Fol Chen released their CD, "Part 1: John Shade, Your Fortune's Made" at a most memorable evening of music Saturday night, February 7, 2009 at Pehrspace. Melissa Thorne (Fol Chen's keyboardist) had spent the day redressing the venue and turning it from Friday night's Hoedown barn into a cozy, intimate womb-like space. Bolts of fabric lined the two white walls and warm house lamps hung in two bunches from the ceiling, while the band performed on a few oriental throw rugs.
In this setting, Avi Buffalo Music, Karin Tatoyan and Fol Chen delivered sets that sent me reeling to the back of the closet to haul out the much maligned term "Art Rock" and attempt some rehabilitation on the concept. So it's Art Rock. So what! These groups of musicians seem determined to raise the bar on what constitutes popular music.
It was a perfect opportunity to get to know Avi Buffalo Music because they performed a flawless set of their most extraordinary music. I arrived just as they were getting ready to begin and I was happy to see that a lot of people had made the extra effort to be there as early as 9 o'clock on a Saturday night just to see them.
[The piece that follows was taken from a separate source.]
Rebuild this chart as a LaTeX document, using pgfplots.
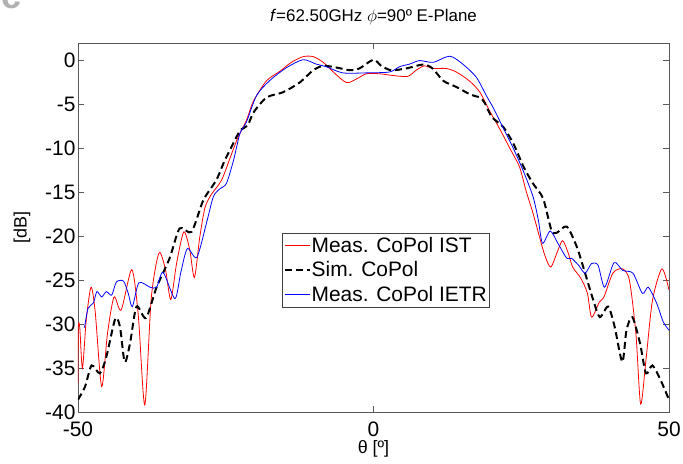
\documentclass[border=0pt]{standalone}
\usepackage{pgfplots}
\pgfplotsset{compat=1.18}
\usepackage{fontspec}
\setmainfont{Liberation Sans}
\begin{document}
\begin{tikzpicture}
\useasboundingbox (-78bp,-52bp) rectangle (605bp,412bp);
\begin{axis}[
  at={(0bp,0bp)}, anchor=south west,
  scale only axis, width=591bp, height=369bp,
  xmin=-50, xmax=50, ymin=-40, ymax=2,
  xtick={-50,0,50}, xticklabels={-50,0,50},
  ytick={-40,-35,-30,-25,-20,-15,-10,-5,0},
  yticklabels={-40,-35,-30,-25,-20,-15,-10,-5,0},
  tick align=inside, major tick length=6bp,
  tick style={gray!70!black, line width=0.6pt},
  axis line style={gray!70!black, line width=0.6pt},
  font=\fontsize{21}{25}\selectfont,
  ticklabel style={font=\fontsize{21}{25}\selectfont},
  xticklabel style={yshift=-6bp},
  yticklabel style={xshift=1bp},
  title={\textit{f}=62.50GHz $\phi$=90º E-Plane},
  title style={at={(0.5,1)}, anchor=base, yshift=16bp, font=\fontsize{17}{20}\selectfont},
  xlabel={θ [º]},
  xlabel style={at={(axis description cs:0.5,0)}, anchor=center, yshift=-37bp, font=\fontsize{18}{21}\selectfont},
  ylabel={[dB]},
  ylabel style={at={(axis description cs:-0.0948,0.5)}, anchor=center, font=\fontsize{18}{21}\selectfont},
  legend cell align=left,
  legend image code/.code={\draw[#1] (0bp,0bp) -- (25bp,0bp);},
  legend style={at={(axis cs:-15.4,-19.6)}, anchor=north west,
    draw=black!75, fill=white, font=\fontsize{21}{25}\selectfont,
    inner xsep=1bp, inner ysep=2bp, row sep=4bp,
    nodes={inner xsep=1bp}},
]
% Meas. CoPol IST
\addplot[red, line width=0.8pt, smooth, tension=0.45] coordinates {
(-50,-36.7) (-49.95,-30.3) (-49.7,-30.4) (-49.25,-35.0) (-48.6,-29.5) (-47.8,-25.8) (-47.1,-28.5) (-46.0,-37.1)
(-45.0,-31.0) (-43.9,-26.9) (-42.7,-28.4) (-40.9,-23.8) (-39.8,-29) (-38.7,-39.2) (-37.6,-27)
(-36.3,-21.9) (-35.2,-23.8) (-34.3,-27.2) (-33.3,-23) (-32.1,-19.5) (-31.1,-21.5) (-30.3,-24.7) (-29.4,-20.1)
(-28.5,-16.7) (-27.4,-15.2) (-25.7,-13.6) (-24.0,-10.6) (-22.9,-8.7) (-21.5,-6.8) (-20.3,-4.6)
(-18.1,-2.3) (-15.8,-1.2) (-13.9,-0.2) (-11.9,0.45) (-10.2,0.45) (-8.5,-0.2) (-6.8,-1.3)
(-4.6,-2.5) (-2.9,-2.1) (-1.2,-1.5) (1.0,-1.5) (3.3,-1.7) (5.8,-1.8) (7.2,-1.1) (8.6,-0.6)
(10.1,-0.9) (12.3,-0.9) (14.0,-1.3) (16.2,-2.3) (18.0,-3.6) (19.7,-5.8) (21.3,-7.7)
(23.0,-9.9) (24.7,-12.1) (25.8,-14.8) (27.0,-17.4) (28.1,-20.1) (29.0,-22.2) (30.0,-23.5)
(31.2,-21.6) (32.0,-20.5) (32.9,-21.8) (33.7,-23.5) (35.1,-24.8) (36.2,-26.5) (36.9,-29.2) (38.2,-27.5)
(39.0,-26.9) (40.5,-24.2) (42.1,-23.7) (43.3,-25.0) (44.4,-31.1) (45.2,-39.1) (46.1,-34.1)
(47.2,-27.3) (48.8,-23.7) (50,-26.1)
};
\addlegendentry{Meas. CoPol IST}
% Sim. CoPol
\addplot[black, line width=2pt, dash pattern=on 7pt off 4pt, smooth, tension=0.45] coordinates {
(-50,-38.6) (-48.8,-37.1) (-47.7,-34.7) (-46.3,-35.6) (-45.2,-33.7) (-43.7,-29.4) (-42.9,-30.3)
(-42.1,-34.3) (-41.2,-32.2) (-40.1,-28.0) (-38.5,-29.3) (-36.7,-25.8) (-34.5,-22.5) (-32.8,-19.1)
(-30.8,-19.5) (-28.8,-15.9) (-26.6,-13.6) (-25.2,-11.4) (-24.3,-10.2) (-22.6,-8.0) (-21.3,-7.4)
(-20.3,-5.9) (-18.1,-4.2) (-15.3,-3.6) (-12.5,-2.5) (-10.2,-1.1) (-8.5,-0.6) (-6.2,-0.8)
(-4.0,-1.1) (-2.4,-0.9) (0,0.1) (1.3,-0.6) (3.0,-1.1) (5.5,-0.9) (8.4,-0.45) (10.0,-0.9)
(11.8,-2.3) (14.0,-3.0) (16.5,-3.9) (18.0,-4.2) (18.8,-4.8) (20.0,-6.4) (22.0,-7.6) (23.7,-9.5)
(25.4,-12.1) (27.0,-14.0) (28.7,-15.7) (30.1,-19.3) (31.0,-19.6) (32.7,-18.9) (34.4,-21.2)
(35.8,-24.2) (37.2,-27.3) (38.3,-29.2) (39.7,-28.0) (40.8,-30.3) (42.1,-34.3) (42.8,-30.7)
(43.8,-29.2) (45.1,-32.2) (46.1,-35.6) (47.2,-34.7) (48.6,-36.4) (50,-38.6)
};
\addlegendentry{Sim. CoPol}
% Meas. CoPol IETR
\addplot[blue, line width=0.8pt, smooth, tension=0.45] coordinates {
(-48.9,-30.4) (-48.3,-28.2) (-47.4,-27.6) (-46.8,-26.3) (-46.0,-26.9) (-45.2,-26.3) (-44.3,-26.7)
(-43.5,-25.2) (-42.3,-25.1) (-41.5,-26.5) (-40.8,-28.0) (-39.7,-25.3) (-37.8,-25.8) (-36.7,-25.8)
(-35.6,-24.1) (-33.6,-27.1) (-32.6,-24.1) (-31.5,-21.4) (-29.9,-22.4) (-28.3,-18.6) (-27.1,-15.5)
(-26.0,-14.6) (-24.9,-14.0) (-23.7,-11.4) (-22.6,-8.3) (-21.5,-7.0) (-19.8,-4.0) (-17.6,-2.3)
(-14.7,-0.8) (-11.9,0.1) (-9.7,-0.4) (-8.0,-0.7) (-5.2,-1.4) (-1.2,-1.4) (2.7,-1.3) (4.4,-0.7)
(6.1,-0.4) (7.8,0) (10.1,-0.2) (12.9,0.5) (15.1,-0.4) (17.4,-1.9) (19.1,-4.0) (20.2,-5.3)
(21.9,-7.6) (23.6,-9.9) (25.3,-12.5) (27.0,-15.5) (27.9,-18.2) (28.6,-20.8) (29.9,-19.4)
(31.2,-20.8) (32.7,-22.5) (33.5,-22.5) (34.7,-23.3) (35.8,-24.2) (36.9,-23.1) (38.0,-23.3)
(39.1,-25.8) (40.7,-23.0) (42.2,-23.9) (43.9,-24.2) (45.5,-26.5) (46.5,-25.8) (47.9,-27.6)
(49.0,-29.7) (50,-30.7)
};
\addlegendentry{Meas. CoPol IETR}
\end{axis}
\node[anchor=base west, text=gray!60, font=\fontsize{36}{40}\selectfont\bfseries, inner sep=0pt] at (-77bp,403bp) {c};
\end{tikzpicture}
\end{document}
In this relaxed and casual atmosphere, we in front just sat down on the floor as Avi Buffalo began their set and within moments everyone was mesmerized. We witnessed a live performance of such high quality and musical integrity it would make you weep if you weren't laughing from the sheer joy of it. The songs are so musically inventive and fresh they create their own genre. Intensely personal yet universally understood, whether singing about the trauma of high school life or the movement of the planets, the lyrics are always sharp and incisive.
One by one your could see the audience become entranced, mouths agape in amazement. How can this band be so young and so accomplished at the same time, everyone seemed to ask. Every one of the band members bring invaluable contributions to the mix. It's just stunningly beautiful music and it expands the art form.
When Avi Buffalo Music finished their set, the room had filled out considerably and everyone had the same dazed look on their face. I'd seen it before a couple of weeks ago when they played at The Echo. And a special thanks to Aaron Embry for joining them for this set as well.
By the time Karin Tatoyan took the stage, Pehrspace was packed, but unlike any other time I've been sardined into this place, it was nice and cocoon-like. I can't explain why, just maybe something about the positive energy put out by the three bands.
I've seen Karin Tatoyan before, but nothing prepared me for the impact of her performance Saturday night. Perhaps it was my vantage point. The place was so packed, I found a space in that funny corner near the entrance, under a speaker, with a clear, front-row view of Karin and her band and it felt like spying on someone going through a personal catharsis.
The rich, dense sound garden Karin creates, offset by her emotional, fiery, electrifying voice, and lulled by Andrew Carter's gorgeous classical cello, keeps the listener on edge, like some great suspense movie. The lyrics are obviously deeply personal and intense, but I'll have to wait until I have some recorded work to really understand what she's singing about. But the emotion comes across, loud and clear.
Karin Tatoyan stretches the boundaries of what's acceptable public behavior and recalls everyone from Janis Joplin to Bjork (though she seems to me a bit less self-conscious than Bjork). She seems simultaneously theatrical and genuine, like Amanda Palmer, were she a little madder. Like I said, "Art Rock".
By now the audience was reeling from the one, two punch of Avi Buffalo and then Karin Tatoyan and was ready to be putty in the hands of Fol Chen. That's a good way to approach Fol Chen because one never knows what style they'll begin with or where they'll end up.
I assumed the same position I'd had for Karin, under the speaker, with a direct view of the band and Samuel Bing and company launched into "The Believers" and proceeded to thrill the audience with their unique approach. Fol Chen pile genre on top of genre until they build this great wall of music highlighted by their idiosyncratic singing style and blaring horns. It's a heady mixture and I am never less than fully engrossed. A special nod to Ethan for the great sound on all three bands.
The new CD is so sonically superior to their old EP that the songs sound brand new again. And the more quiet, thoughtful pieces reveal a side of Fol Chen I haven't seen live and didn't even know existed. "You and Your Sister in Jericho" is a particularly lovely song. I'm glad to finally have a full length CD from this band.
Looking back over their set and the two earlier ones by Karin Tatoyan and Avi Buffalo Music, it was a remarkable night of genre-bending, boundary expanding, mind-blowing art. It felt like the world grew a little larger that night.